Tackling NSW’s rivers crisis

November 8, 2019
Issue 
The Baaka (Darling) River, Wilcannia
The Baaka (Darling) River, Wilcannia. Photo: Zebedee Parkes

The 1991 Darling River crisis, which witnessed the world’s largest blue-green algal bloom, triggered what is known as the Water Reform in New South Wales. The reform sought to balance the needs of rivers and water extractors.

At the time, Inland Rivers Network (IRN) was formed to address the degradation of the basin’s rivers, wetlands and groundwater.

The Water Reform established a cap on water use across the basin. In NSW, the Water Act 1912 became the Water Management Act 2000, and water sharing plans established that a small share of water would be dedicated to rivers and wetland health.
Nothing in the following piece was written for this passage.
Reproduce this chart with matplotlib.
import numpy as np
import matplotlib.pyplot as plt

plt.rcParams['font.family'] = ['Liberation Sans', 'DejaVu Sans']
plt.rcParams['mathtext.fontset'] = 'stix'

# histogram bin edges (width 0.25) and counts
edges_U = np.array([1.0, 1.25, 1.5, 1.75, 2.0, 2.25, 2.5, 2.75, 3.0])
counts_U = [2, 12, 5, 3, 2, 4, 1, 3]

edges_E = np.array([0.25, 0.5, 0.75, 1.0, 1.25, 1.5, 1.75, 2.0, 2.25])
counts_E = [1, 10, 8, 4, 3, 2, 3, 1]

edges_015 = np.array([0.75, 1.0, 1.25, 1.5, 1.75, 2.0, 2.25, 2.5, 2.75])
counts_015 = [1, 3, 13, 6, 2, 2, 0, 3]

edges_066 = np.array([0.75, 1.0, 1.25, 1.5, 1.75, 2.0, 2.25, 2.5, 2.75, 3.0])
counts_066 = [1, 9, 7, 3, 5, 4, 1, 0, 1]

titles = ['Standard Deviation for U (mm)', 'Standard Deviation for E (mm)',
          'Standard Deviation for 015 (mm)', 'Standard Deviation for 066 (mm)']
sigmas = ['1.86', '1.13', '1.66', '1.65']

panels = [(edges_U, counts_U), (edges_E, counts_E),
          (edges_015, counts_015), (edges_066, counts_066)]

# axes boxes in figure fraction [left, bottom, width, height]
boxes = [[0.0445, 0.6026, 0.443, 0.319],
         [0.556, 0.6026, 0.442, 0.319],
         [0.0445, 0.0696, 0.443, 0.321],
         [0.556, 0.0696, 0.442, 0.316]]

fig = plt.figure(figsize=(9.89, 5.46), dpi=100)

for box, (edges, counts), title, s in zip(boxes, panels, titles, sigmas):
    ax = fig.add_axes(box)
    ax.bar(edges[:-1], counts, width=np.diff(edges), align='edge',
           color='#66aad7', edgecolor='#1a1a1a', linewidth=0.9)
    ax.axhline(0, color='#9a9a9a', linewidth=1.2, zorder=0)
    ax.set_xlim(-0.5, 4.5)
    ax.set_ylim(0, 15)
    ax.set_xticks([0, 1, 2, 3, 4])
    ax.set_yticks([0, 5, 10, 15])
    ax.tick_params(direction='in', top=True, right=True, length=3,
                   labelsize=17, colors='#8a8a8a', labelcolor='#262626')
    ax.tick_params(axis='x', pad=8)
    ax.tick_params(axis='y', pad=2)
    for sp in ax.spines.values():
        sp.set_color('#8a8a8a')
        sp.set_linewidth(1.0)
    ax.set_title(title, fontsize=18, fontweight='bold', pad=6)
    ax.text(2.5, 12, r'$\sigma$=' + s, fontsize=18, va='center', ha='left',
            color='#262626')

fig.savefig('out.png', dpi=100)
Unfortunately, water use in NSW continued to rise.

Barely treated sewage was no longer dumped in inland rivers. But cotton farming, based on the use of the ancient method of flooded field irrigation, continued, especially in the Northern Basin.
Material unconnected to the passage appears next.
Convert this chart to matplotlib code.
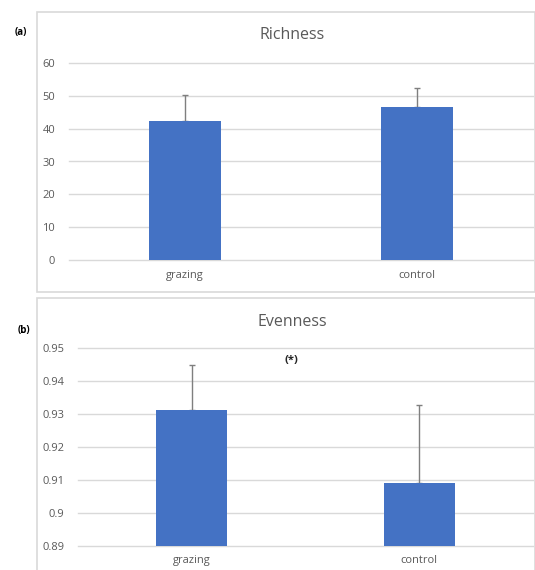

The Millennium Drought, in the 2000s, triggered a crisis in the Lower Lakes and Coorong system at the mouth of the Murray. This led to the Federal Water Act 2007 and the Murray-Darling Basin Plan.

In NSW, growing awareness of dubious water use by corporation emerged. The 2017 ABC Four Corners program “Pumped” exposed the high level of water theft, mismanagement and corruption occurring in the state.

Various reviews and reports have pointed to the need for major structural change in the NSW government when it comes to water management. Unfortunately, the state water portfolio remains in the hands of the pro-irrigation industry National Party.

All major water storages in NSW were full in 2016. The reason they are now empty is not due to the drought, but because most of the water was allocated to the irrigation industry in 2017-18.

In 2014, state water minister Kevin Humphries amended water sharing plans so that water allocations would be based on the lowest inflows on record prior to 2004. This was when the major river system water sharing plans were gazetted. The NSW government chose to ignore the Millennium Drought when handing out water.

It is no surprise that the water supply to major inland towns like Dubbo and Tamworth is running out. The towns of Walgett, Wilcannia and Menindee ran out of water a long time ago, with Bourke hot on their heels.

We now also face a deeper, climate change-driven drought. This, combined with ongoing mismanagement and overuse of water, caused the major fish kills in the Darling River earlier this year.

This crisis brought worldwide attention to the state of NSW’s river systems. It also made many people realise that we should be doing something about the crisis, as water is the most essential natural resource we have.

Yet, the Coalition’s response to the drought has been to announce more dams along Darling River tributaries. The NSW government has essentially turned its back on far-western NSW.

So what can we do in the face of all this tragedy?

Firstly, IRN is concentrating on is overturning the work of Humphries and making sure water planning and allocation is based on the most recent inflow information. With the current drought, that is not much inflow at all.

Secondly, we are focused on making sure that, when it does rain again, not all the water is captured by empty storages across the inland. It is imperative that a first flush flow is protected to replenish water holes, fish refuges, wetlands and the river.

Thirdly, we must intervene intervene in the handing out of licences for floodplain harvesting. Floodplain harvesting is the capture of overland flows once rivers have broken their banks in flood. This water is captured by large channels and levee banks across floodplains in the Northern Basin and funnelled into huge on-farm storages.

This unregulated use of free water has been going on for more than 30 years. No one has any idea of the actual volume of water that is being siphoned off before it has a chance make it into the Barwon-Darling.

There is an attempt to model this volume with the aim of handing out new water licences as a regulatory tool. This is being undertaken with no assessment of the impacts this will have downstream on wetlands, groundwater systems or communities like Walgett, Brewarrina, Bourke and Wilcannia.

Water licences in NSW are a private property right, like land titles, that can be sold on the water market and mortgaged through the banking system. They have compensation rights under the Water Management Act. If rules in water sharing plans are changed so that the reliability of water access decreases, the people of NSW will have to compensate water licence holders for that loss.

Floodplain harvesting must be stopped before it is legalised.

The current government aim is to keep the business-as-usual scenario. This is failing. We need to keep the spotlight on water management so that our inland rivers, wetlands and far western communities have a fighting chance.

[Based on a talk given at a Nature Conservation Council discussion on water in Sydney on November 2.]